Встав в восемь, чувствовал себя бодрым и свежим, а погода отличная. Взяв извозчика, поехал на кладбище. Сторож привёл меня на могилу Макса, которая находилась на финском кладбище, рядом с православным. Ряд бедных могил, белый деревянный крест, окружённый снегом, и на кресте карандашная надпись: «Максимилиан Шмидтгоф». Дав сторожу несколько марок, чтобы он привёл в порядок могилу, когда стает снег, я остался один и долго простоял, глядя на крест и думая всякие думы. Была умная, удивительная голова, был шикарный Макс, был эффектный, художественно задуманный конец - и остался скромный белый крест. Я стоял у креста - и вместе с печалью на душе было какое-то тепло, приятное чувство, что я попал на эту могилу, как будто сама могила была другом. Ослепительно ясный солнечный день, аккуратные ряды могил и шумные манёвры поездов товарной станции, которая лежала внизу пригорка, на склоне которого расположено кладбище - всё это спасало могилу от вида запустения и, снявши шляпу, я пошёл к ждавшему меня извозчику. В вагоне я стоял у окна и ждал, когда мы проедем мимо кладбища. Оно лежало у самого полотна, в нескольких верстах от вокзала, по правую руку, и отлично видно из окна вагона. Сперва следует расположенное по склону пригорка православное кладбище с зелёной церковкой посреди, за ним, отделённое забором, финское, с правильно спускающимися рядами могил. Кресты ясно видны, но я не успеваю увидеть крест Макса - поезд идёт слишком быстро и, приехав в три часа в Петербург, я поехал домой, где завалился спать. Проснулся с головной болью, но всё же занимался фортепиано для завтра и отказался от приглашения Субботина и редактора «Речи» (!){186}, который интересуется мною и передал приглашение через Каратыгина. Я смотрел в дневник, что было прошлым годом в этот день.
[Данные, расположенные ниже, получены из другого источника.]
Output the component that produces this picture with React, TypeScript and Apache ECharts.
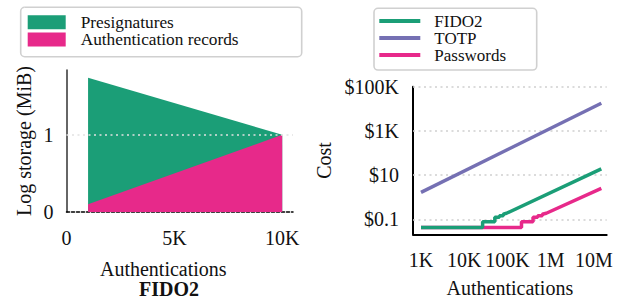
import React, { useEffect, useRef } from 'react';
import * as echarts from 'echarts';

// ---- Left panel: FIDO2 log storage ----
const storageAuths = [1000, 10000];
const authRecords = [0.1, 1.0];
const presignatures = [1.64, 0];
const storageYTicks = [0, 1];
const storageXTicks = [0, 5000, 10000];
const storageXLabels = ['0', '5K', '10K'];

// ---- Right panel: cost ----
const fido2Auths = [1000, 26600, 26600, 51000, 51000, 65000, 65000, 80000, 80000, 95000, 14800000];
const fido2Cost = [0.042, 0.042, 0.078, 0.078, 0.123, 0.123, 0.145, 0.145, 0.17, 0.187, 19];
const totpAuths = [1000, 14800000];
const totpCost = [1.66, 17800];
const passwordAuths = [1000, 211000, 211000, 390000, 390000, 500000, 500000, 640000, 640000, 790000, 14800000];
const passwordCost = [0.042, 0.042, 0.078, 0.078, 0.123, 0.123, 0.145, 0.145, 0.17, 0.187, 2.5];
const costTicks = [0.1, 10, 1000, 100000];
const costTickLabels = ['$0.1', '$10', '$1K', '$100K'];
const authTicks = [1e3, 1e4, 1e5, 1e6, 1e7];
const authTickLabels = ['1K', '10K', '100K', '1M', '10M'];

const FONT = 'Liberation Serif';
const GREEN = '#1b9e77';
const PURPLE = '#7570b3';
const PINK = '#e7298a';

const lg = (v: number) => Math.log10(v);
const pickLabel = (ticks: number[], labels: string[], v: number, log: boolean) => {
  const i = ticks.findIndex((t) => Math.abs((log ? lg(t) : t) - v) < 1e-6);
  return i >= 0 ? labels[i] : '';
};

export default function App() {
  const ref = useRef<HTMLDivElement>(null);
  useEffect(() => {
    if (!ref.current) return;
    const chart = echarts.init(ref.current, null, { renderer: 'svg' });
    const txt = { fontFamily: FONT, fontSize: 20, color: '#111' };
    const gridDot = { color: '#cfcfcf', type: [2, 3.5] as any, width: 1.5 };
    chart.setOption({
      animation: false,
      textStyle: { fontFamily: FONT },
      grid: [
        { left: 66.5, right: 337, top: 70, bottom: 92 },
        { left: 413, right: 23.3, top: 86.7, bottom: 69.7 },
      ],
      xAxis: [
        {
          type: 'value', gridIndex: 0, min: 0, max: 10500,
          axisLine: { onZero: false, lineStyle: { color: '#000', width: 1.5, type: [3, 2] as any } },
          axisTick: { show: false },
          splitLine: { show: false },
          axisLabel: {
            ...txt, margin: 16, customValues: storageXTicks,
            formatter: (v: number) => pickLabel(storageXTicks, storageXLabels, v, false),
          },
        },
        {
          type: 'value', gridIndex: 1, min: 2.815, max: 7.295,
          axisLine: { onZero: false, lineStyle: { color: '#000', width: 2 } },
          axisTick: { show: false },
          splitLine: { show: false },
          axisLabel: {
            ...txt, margin: 16, customValues: authTicks.map(lg),
            formatter: (v: number) => pickLabel(authTicks, authTickLabels, v, true),
          },
          name: 'Authentications', nameLocation: 'middle', nameGap: 44,
          nameTextStyle: { ...txt },
        },
      ],
      yAxis: [
        {
          type: 'value', gridIndex: 0, min: 0, max: 1.84,
          axisLine: { show: true, onZero: false, lineStyle: { color: '#333', width: 1.5 } },
          axisTick: { show: false },
          splitLine: { show: false },
          axisLabel: {
            ...txt, margin: 13, customValues: storageYTicks,
            formatter: (v: number) => pickLabel(storageYTicks, storageYTicks.map(String), v, false),
          },
          name: 'Log storage (MiB)', nameLocation: 'middle', nameGap: 33,
          nameTextStyle: { ...txt },
        },
        {
          type: 'value', gridIndex: 1, min: -1.68, max: 5,
          axisLine: { show: true, onZero: false, lineStyle: { color: '#000', width: 2 } },
          axisTick: { show: false },
          splitLine: { show: false },
          axisLabel: {
            ...txt, margin: 14, customValues: costTicks.map(lg),
            formatter: (v: number) => pickLabel(costTicks, costTickLabels, v, true),
          },
          name: 'Cost', nameLocation: 'middle', nameGap: 79,
          nameTextStyle: { ...txt },
        },
      ],
      legend: [
        {
          data: ['Presignatures', 'Authentication records'],
          orient: 'vertical', left: 27.7, top: 13.5, padding: 0,
          itemWidth: 38, itemHeight: 14, itemGap: 0, icon: 'rect',
          itemStyle: { borderWidth: 0 },
          textStyle: { fontFamily: FONT, fontSize: 17.3, color: '#111', lineHeight: 17.3, padding: [0, 0, 0, 10] },
          selectedMode: false,
        },
        {
          data: ['FIDO2', 'TOTP', 'Passwords'],
          orient: 'vertical', left: 379.3, top: 12.5, padding: 0,
          itemWidth: 41, itemHeight: 14, itemGap: 0,
          icon: 'path://M0,0M41,14M0,5L41,5L41,9L0,9Z',
          itemStyle: { borderWidth: 0 },
          textStyle: { fontFamily: FONT, fontSize: 17, color: '#111', lineHeight: 17, padding: [0, 0, 0, 9] },
          selectedMode: false,
        },
      ],
      graphic: [
        {
          type: 'rect', z: 0, shape: { x: 20.7, y: 7.3, width: 281, height: 49.4, r: 4 },
          style: { fill: '#fff', stroke: '#d0d0d0', lineWidth: 1.6 },
        },
        {
          type: 'rect', z: 0, shape: { x: 374, y: 8.3, width: 162.7, height: 61.7, r: 4 },
          style: { fill: '#fff', stroke: '#d0d0d0', lineWidth: 1.6 },
        },
        {
          type: 'text', x: 163.3, y: 269,
          style: { text: 'Authentications', fontFamily: FONT, fontSize: 20, fill: '#111', align: 'center', verticalAlign: 'middle' },
        },
        {
          type: 'text', x: 169, y: 289,
          style: { text: 'FIDO2', fontFamily: FONT, fontSize: 20, fontWeight: 'bold', fill: '#111', align: 'center', verticalAlign: 'middle' },
        },
      ],
      series: [
        {
          name: 'Presignatures', type: 'line', xAxisIndex: 0, yAxisIndex: 0,
          data: storageAuths.map((x, i) => [x, authRecords[i] + presignatures[i]]),
          symbol: 'none', lineStyle: { width: 0, color: GREEN },
          itemStyle: { color: GREEN, borderWidth: 0 },
          areaStyle: { color: GREEN, opacity: 1 },
        },
        {
          name: 'Authentication records', type: 'line', xAxisIndex: 0, yAxisIndex: 0,
          data: storageAuths.map((x, i) => [x, authRecords[i]]),
          symbol: 'none', lineStyle: { width: 0, color: PINK },
          itemStyle: { color: PINK, borderWidth: 0 },
          areaStyle: { color: PINK, opacity: 1 },
          markLine: {
            silent: true, symbol: ['none', 'none'], label: { show: false },
            lineStyle: { color: '#e2e2e2', type: [2, 3.5] as any, width: 1.5 },
            data: [{ yAxis: 1 }],
          },
        },
        {
          name: 'Passwords', type: 'line', xAxisIndex: 1, yAxisIndex: 1,
          data: passwordAuths.map((x, i) => [lg(x), lg(passwordCost[i])]),
          symbol: 'none', lineStyle: { width: 3.5, color: PINK },
          itemStyle: { color: PINK, borderWidth: 0 },
          markLine: {
            silent: true, z: 1, symbol: ['none', 'none'], label: { show: false },
            lineStyle: gridDot,
            data: costTicks.map((t) => ({ yAxis: lg(t) })),
          },
        },
        {
          name: 'FIDO2', type: 'line', xAxisIndex: 1, yAxisIndex: 1,
          data: fido2Auths.map((x, i) => [lg(x), lg(fido2Cost[i])]),
          symbol: 'none', lineStyle: { width: 3.5, color: GREEN },
          itemStyle: { color: GREEN, borderWidth: 0 },
        },
        {
          name: 'TOTP', type: 'line', xAxisIndex: 1, yAxisIndex: 1,
          data: totpAuths.map((x, i) => [lg(x), lg(totpCost[i])]),
          symbol: 'none', lineStyle: { width: 3.5, color: PURPLE },
          itemStyle: { color: PURPLE, borderWidth: 0 },
        },
      ],
    });
    return () => chart.dispose();
  }, []);
  return (
    <div
      ref={ref}
      style={{ position: 'fixed', left: 0, top: 0, width: 630, height: 304, background: '#fff' }}
    />
  );
}
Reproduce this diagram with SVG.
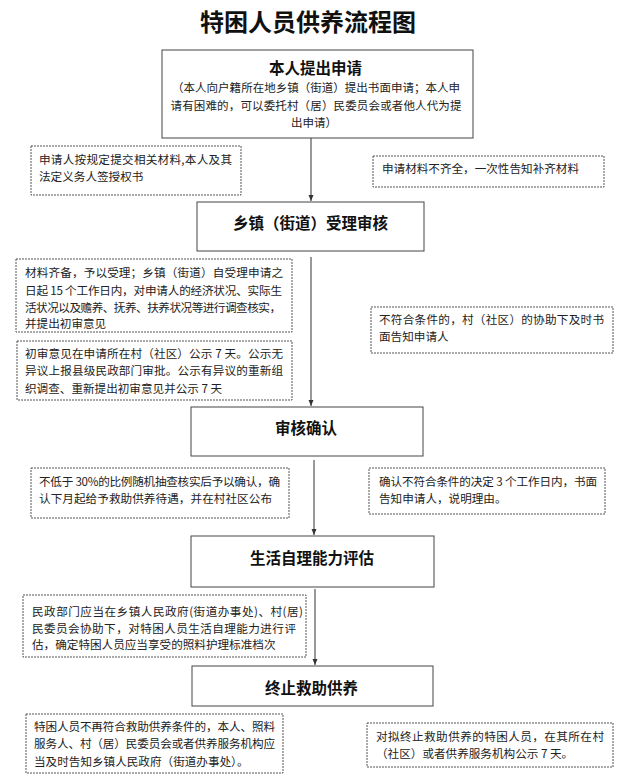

В десять часов я был в Большом зале, где состоялась моя репетиция «Фигаро» с певцами, расположенными на стульях на сцене. Я чувствовал себя спокойным, довольно опытным и продирижировал оперой очень прилично, Черепнин был доволен и хвалил, хотя и указал на несколько недочётов. Я боялся, что очень устану, но этого не случилось. Слушателей никого не было, кроме Вегман, которая сидела, забившись в глубине полутёмного зала. Остыв после репетиции, походил по коридорам Консерватории, но Струве не было и я ушёл домой. Проиграл не отходя от фортепиано всю программу и форменно вогнал себя в гроб, хотя «Тангейзер» всё же звучал. А Калантарова говорит, что требование играть программу по частям - отменено, и надо играть всё. Я всё собирался для тренировки пальцев взять на прокат тугое пианино. Походил по магазинам и так-таки ничего не нашёл. Теперь жаль, но всё равно не стоит, поздно. «Сокол», а потом телефон Дамской, которая по обыкновению болтала о всех консерваторских действующих лицах. Для меня было интереснее всего, когда она говорила о Струве, хотя я и не показывал виду. А она рассказывала, что Струве, по-видимому, меня боится и всё ждёт какой-нибудь насмешки или дерзости, надо быть мягким с нею.
Получил корректуру Концерта, которой страшно обрадовался. Взял синий карандаш (ибо, говорят, гравёр не любит, когда поправляют красным) и с удовольствием принялся за поправки. Утром меня пригласила Калантарова на урок Есиповой. Поиграл «Вариации» Моцарта и понёс их. Анна Николаевна как будто бодрее, хотя не сравнить с прежней - как-то похудела и сморщилась. У «Вариаций» дала такой медленный темп, что я пришёл в отчаяние. А сколько шума с моей идеей играть piano и не очень акцентировать, заставила играть forte и сильно акцентировать. Я был несколько разочарован. Заставила сыграть мой Этюд №3, который прошёл очень бойко, и с улыбкой сказала:
- Точно кошки скребутся!
Вернулся в Консерваторию, где Черепнин указал вчерашние недочёты в «Фигаро».